Step 9: Create a System to Scrutinize Startup Ideas and Award Credits
Formalize idea evaluation. Set up a transparent process—say, a rubric scoring problem size, solution scalability, and team capability—and share it with students. Offer academic credits (e.g., 2 credits per semester) for those who submit strong ideas, even if they don’t win space. This incentivizes participation and teaches students how investors think, preparing them for real pitches.
Step 10: Train Students to Work in Startups
Startups demand agility, not just technical chops. Train students in soft skills—communication, teamwork, time management—and startup-specific skills like lean methodology or pitching. Embed these in the curriculum via electives or bootcamps. A student who can debug code and negotiate with a supplier is a startup’s dream hire. Remember, if there are 1 Million Startups, then how many engineers are required to work in these startups.
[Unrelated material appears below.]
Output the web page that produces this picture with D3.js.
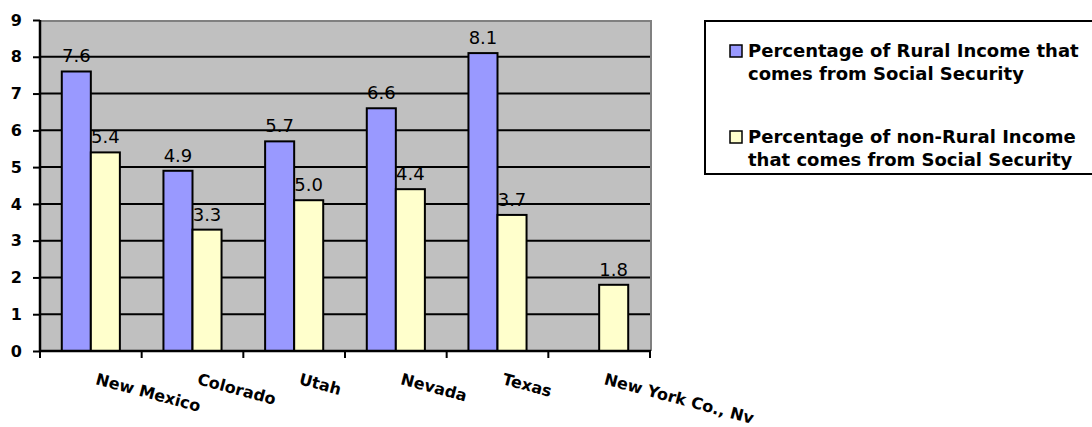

Beyond the Steps: A Call to Innovate
These 10 steps are a launchpad, not a ceiling. Innovation has no boundaries, and each college can tailor its approach. A rural engineering college might focus on agritech startups, while an urban one leans into fintech or healthtech. The goal isn’t uniformity—it’s uniqueness rooted in a shared commitment to startup culture. Build your own HBR Layout within your campus walls!
The Bigger Picture
India’s engineering colleges have a choice: cling to the old model of producing corporate cogs or embrace the startup wave and churn out founders, disruptors, and visionaries. AI and automation aren’t just tools—they’re catalysts that can propel India from a tech consumer to a tech creator. But this shift hinges on students who dare to build, not just obey.
Colleges can’t force students to launch startups. Nor should they. Their job is to light the spark—provide the space, the mentors, the mindset—and let students fan it into a flame. Management may balk at the costs, but the returns—measured in breakthroughs, jobs created, and global recognition—will silence the skeptics.
By focusing on startup culture over startups, engineering colleges can ensure their students don’t just ride the next wave—they shape it.